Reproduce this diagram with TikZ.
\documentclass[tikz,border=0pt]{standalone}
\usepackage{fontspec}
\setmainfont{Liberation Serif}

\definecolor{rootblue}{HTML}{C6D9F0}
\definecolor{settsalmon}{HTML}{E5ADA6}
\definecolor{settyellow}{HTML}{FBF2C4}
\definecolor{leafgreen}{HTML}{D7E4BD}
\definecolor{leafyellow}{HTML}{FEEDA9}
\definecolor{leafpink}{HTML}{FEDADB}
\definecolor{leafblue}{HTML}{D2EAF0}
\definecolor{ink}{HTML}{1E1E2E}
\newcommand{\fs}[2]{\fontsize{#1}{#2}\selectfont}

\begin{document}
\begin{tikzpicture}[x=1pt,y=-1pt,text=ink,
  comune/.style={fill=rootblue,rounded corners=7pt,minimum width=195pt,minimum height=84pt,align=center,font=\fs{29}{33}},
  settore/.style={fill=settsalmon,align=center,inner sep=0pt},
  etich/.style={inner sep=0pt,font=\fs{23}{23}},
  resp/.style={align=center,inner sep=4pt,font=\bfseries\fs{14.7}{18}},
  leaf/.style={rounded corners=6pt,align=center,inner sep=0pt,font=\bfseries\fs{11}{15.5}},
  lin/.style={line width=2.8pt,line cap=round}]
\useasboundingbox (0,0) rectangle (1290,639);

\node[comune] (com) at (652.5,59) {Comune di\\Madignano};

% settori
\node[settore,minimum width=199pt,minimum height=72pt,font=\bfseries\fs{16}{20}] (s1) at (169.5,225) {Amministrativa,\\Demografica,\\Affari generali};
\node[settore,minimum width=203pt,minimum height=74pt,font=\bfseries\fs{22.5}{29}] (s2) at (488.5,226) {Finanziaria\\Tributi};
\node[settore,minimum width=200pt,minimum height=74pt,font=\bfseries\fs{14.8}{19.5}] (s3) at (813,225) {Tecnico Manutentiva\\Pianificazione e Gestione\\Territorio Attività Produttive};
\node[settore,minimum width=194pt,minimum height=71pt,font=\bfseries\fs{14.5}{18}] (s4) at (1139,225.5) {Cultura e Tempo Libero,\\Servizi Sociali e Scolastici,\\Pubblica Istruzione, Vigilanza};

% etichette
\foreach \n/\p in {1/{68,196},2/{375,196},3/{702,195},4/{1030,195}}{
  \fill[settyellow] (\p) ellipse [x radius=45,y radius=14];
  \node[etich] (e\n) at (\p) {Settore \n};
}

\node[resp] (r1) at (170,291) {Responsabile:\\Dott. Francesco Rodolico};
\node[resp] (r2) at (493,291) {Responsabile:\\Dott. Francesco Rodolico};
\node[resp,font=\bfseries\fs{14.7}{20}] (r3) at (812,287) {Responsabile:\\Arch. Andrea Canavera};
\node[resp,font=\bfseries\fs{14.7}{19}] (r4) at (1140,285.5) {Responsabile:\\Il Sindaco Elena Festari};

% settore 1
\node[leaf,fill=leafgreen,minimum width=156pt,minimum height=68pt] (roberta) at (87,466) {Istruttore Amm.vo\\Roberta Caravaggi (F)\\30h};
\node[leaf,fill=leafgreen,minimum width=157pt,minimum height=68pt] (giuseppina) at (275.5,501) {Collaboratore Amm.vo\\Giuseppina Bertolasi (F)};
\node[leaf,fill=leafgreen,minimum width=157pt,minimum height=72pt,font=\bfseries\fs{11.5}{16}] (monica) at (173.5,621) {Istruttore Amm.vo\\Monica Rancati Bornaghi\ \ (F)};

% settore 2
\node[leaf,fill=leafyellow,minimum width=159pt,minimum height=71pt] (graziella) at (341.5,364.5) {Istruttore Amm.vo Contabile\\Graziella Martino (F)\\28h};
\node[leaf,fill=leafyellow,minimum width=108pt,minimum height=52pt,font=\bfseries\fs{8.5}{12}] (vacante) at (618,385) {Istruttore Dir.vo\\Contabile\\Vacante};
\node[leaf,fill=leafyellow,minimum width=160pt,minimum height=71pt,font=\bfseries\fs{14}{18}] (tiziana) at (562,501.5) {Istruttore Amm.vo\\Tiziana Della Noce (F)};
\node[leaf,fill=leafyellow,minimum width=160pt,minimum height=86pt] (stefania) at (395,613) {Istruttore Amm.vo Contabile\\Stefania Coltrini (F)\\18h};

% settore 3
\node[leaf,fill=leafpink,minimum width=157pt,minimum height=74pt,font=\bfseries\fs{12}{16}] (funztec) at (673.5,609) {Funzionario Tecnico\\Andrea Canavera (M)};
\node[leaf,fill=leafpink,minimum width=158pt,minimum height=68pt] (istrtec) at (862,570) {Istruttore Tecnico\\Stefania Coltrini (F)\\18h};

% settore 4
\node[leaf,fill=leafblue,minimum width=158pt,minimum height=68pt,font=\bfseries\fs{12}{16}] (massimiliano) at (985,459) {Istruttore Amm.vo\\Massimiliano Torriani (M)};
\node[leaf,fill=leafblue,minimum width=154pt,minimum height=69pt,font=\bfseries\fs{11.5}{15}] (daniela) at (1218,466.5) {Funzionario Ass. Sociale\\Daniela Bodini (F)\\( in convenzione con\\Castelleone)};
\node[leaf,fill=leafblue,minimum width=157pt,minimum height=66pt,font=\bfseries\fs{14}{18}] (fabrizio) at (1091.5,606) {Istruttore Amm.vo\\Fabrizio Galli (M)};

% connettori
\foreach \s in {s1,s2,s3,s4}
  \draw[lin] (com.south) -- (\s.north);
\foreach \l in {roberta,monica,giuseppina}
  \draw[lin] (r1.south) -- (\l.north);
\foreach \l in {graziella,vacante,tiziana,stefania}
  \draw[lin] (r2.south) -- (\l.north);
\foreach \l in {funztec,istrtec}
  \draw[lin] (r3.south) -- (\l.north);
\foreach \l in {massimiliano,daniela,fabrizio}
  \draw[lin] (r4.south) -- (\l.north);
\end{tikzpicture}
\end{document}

+===+

• THE PROBLEM
Can you reproduce all the material exactly?

• TASK SOLUTION
Reproduce this diagram with TikZ.
\documentclass[tikz,border=0pt]{standalone}
\usepackage{fontspec}
\setmainfont{Liberation Serif}

\definecolor{rootblue}{HTML}{C6D9F0}
\definecolor{settsalmon}{HTML}{E5ADA6}
\definecolor{settyellow}{HTML}{FBF2C4}
\definecolor{leafgreen}{HTML}{D7E4BD}
\definecolor{leafyellow}{HTML}{FEEDA9}
\definecolor{leafpink}{HTML}{FEDADB}
\definecolor{leafblue}{HTML}{D2EAF0}
\definecolor{ink}{HTML}{1E1E2E}
\newcommand{\fs}[2]{\fontsize{#1}{#2}\selectfont}

\begin{document}
\begin{tikzpicture}[x=1pt,y=-1pt,text=ink,
  comune/.style={fill=rootblue,rounded corners=7pt,minimum width=195pt,minimum height=84pt,align=center,font=\fs{29}{33}},
  settore/.style={fill=settsalmon,align=center,inner sep=0pt},
  etich/.style={inner sep=0pt,font=\fs{23}{23}},
  resp/.style={align=center,inner sep=4pt,font=\bfseries\fs{14.7}{18}},
  leaf/.style={rounded corners=6pt,align=center,inner sep=0pt,font=\bfseries\fs{11}{15.5}},
  lin/.style={line width=2.8pt,line cap=round}]
\useasboundingbox (0,0) rectangle (1290,639);

\node[comune] (com) at (652.5,59) {Comune di\\Madignano};

% settori
\node[settore,minimum width=199pt,minimum height=72pt,font=\bfseries\fs{16}{20}] (s1) at (169.5,225) {Amministrativa,\\Demografica,\\Affari generali};
\node[settore,minimum width=203pt,minimum height=74pt,font=\bfseries\fs{22.5}{29}] (s2) at (488.5,226) {Finanziaria\\Tributi};
\node[settore,minimum width=200pt,minimum height=74pt,font=\bfseries\fs{14.8}{19.5}] (s3) at (813,225) {Tecnico Manutentiva\\Pianificazione e Gestione\\Territorio Attività Produttive};
\node[settore,minimum width=194pt,minimum height=71pt,font=\bfseries\fs{14.5}{18}] (s4) at (1139,225.5) {Cultura e Tempo Libero,\\Servizi Sociali e Scolastici,\\Pubblica Istruzione, Vigilanza};

% etichette
\foreach \n/\p in {1/{68,196},2/{375,196},3/{702,195},4/{1030,195}}{
  \fill[settyellow] (\p) ellipse [x radius=45,y radius=14];
  \node[etich] (e\n) at (\p) {Settore \n};
}

\node[resp] (r1) at (170,291) {Responsabile:\\Dott. Francesco Rodolico};
\node[resp] (r2) at (493,291) {Responsabile:\\Dott. Francesco Rodolico};
\node[resp,font=\bfseries\fs{14.7}{20}] (r3) at (812,287) {Responsabile:\\Arch. Andrea Canavera};
\node[resp,font=\bfseries\fs{14.7}{19}] (r4) at (1140,285.5) {Responsabile:\\Il Sindaco Elena Festari};

% settore 1
\node[leaf,fill=leafgreen,minimum width=156pt,minimum height=68pt] (roberta) at (87,466) {Istruttore Amm.vo\\Roberta Caravaggi (F)\\30h};
\node[leaf,fill=leafgreen,minimum width=157pt,minimum height=68pt] (giuseppina) at (275.5,501) {Collaboratore Amm.vo\\Giuseppina Bertolasi (F)};
\node[leaf,fill=leafgreen,minimum width=157pt,minimum height=72pt,font=\bfseries\fs{11.5}{16}] (monica) at (173.5,621) {Istruttore Amm.vo\\Monica Rancati Bornaghi\ \ (F)};

% settore 2
\node[leaf,fill=leafyellow,minimum width=159pt,minimum height=71pt] (graziella) at (341.5,364.5) {Istruttore Amm.vo Contabile\\Graziella Martino (F)\\28h};
\node[leaf,fill=leafyellow,minimum width=108pt,minimum height=52pt,font=\bfseries\fs{8.5}{12}] (vacante) at (618,385) {Istruttore Dir.vo\\Contabile\\Vacante};
\node[leaf,fill=leafyellow,minimum width=160pt,minimum height=71pt,font=\bfseries\fs{14}{18}] (tiziana) at (562,501.5) {Istruttore Amm.vo\\Tiziana Della Noce (F)};
\node[leaf,fill=leafyellow,minimum width=160pt,minimum height=86pt] (stefania) at (395,613) {Istruttore Amm.vo Contabile\\Stefania Coltrini (F)\\18h};

% settore 3
\node[leaf,fill=leafpink,minimum width=157pt,minimum height=74pt,font=\bfseries\fs{12}{16}] (funztec) at (673.5,609) {Funzionario Tecnico\\Andrea Canavera (M)};
\node[leaf,fill=leafpink,minimum width=158pt,minimum height=68pt] (istrtec) at (862,570) {Istruttore Tecnico\\Stefania Coltrini (F)\\18h};

% settore 4
\node[leaf,fill=leafblue,minimum width=158pt,minimum height=68pt,font=\bfseries\fs{12}{16}] (massimiliano) at (985,459) {Istruttore Amm.vo\\Massimiliano Torriani (M)};
\node[leaf,fill=leafblue,minimum width=154pt,minimum height=69pt,font=\bfseries\fs{11.5}{15}] (daniela) at (1218,466.5) {Funzionario Ass. Sociale\\Daniela Bodini (F)\\( in convenzione con\\Castelleone)};
\node[leaf,fill=leafblue,minimum width=157pt,minimum height=66pt,font=\bfseries\fs{14}{18}] (fabrizio) at (1091.5,606) {Istruttore Amm.vo\\Fabrizio Galli (M)};

% connettori
\foreach \s in {s1,s2,s3,s4}
  \draw[lin] (com.south) -- (\s.north);
\foreach \l in {roberta,monica,giuseppina}
  \draw[lin] (r1.south) -- (\l.north);
\foreach \l in {graziella,vacante,tiziana,stefania}
  \draw[lin] (r2.south) -- (\l.north);
\foreach \l in {funztec,istrtec}
  \draw[lin] (r3.south) -- (\l.north);
\foreach \l in {massimiliano,daniela,fabrizio}
  \draw[lin] (r4.south) -- (\l.north);
\end{tikzpicture}
\end{document}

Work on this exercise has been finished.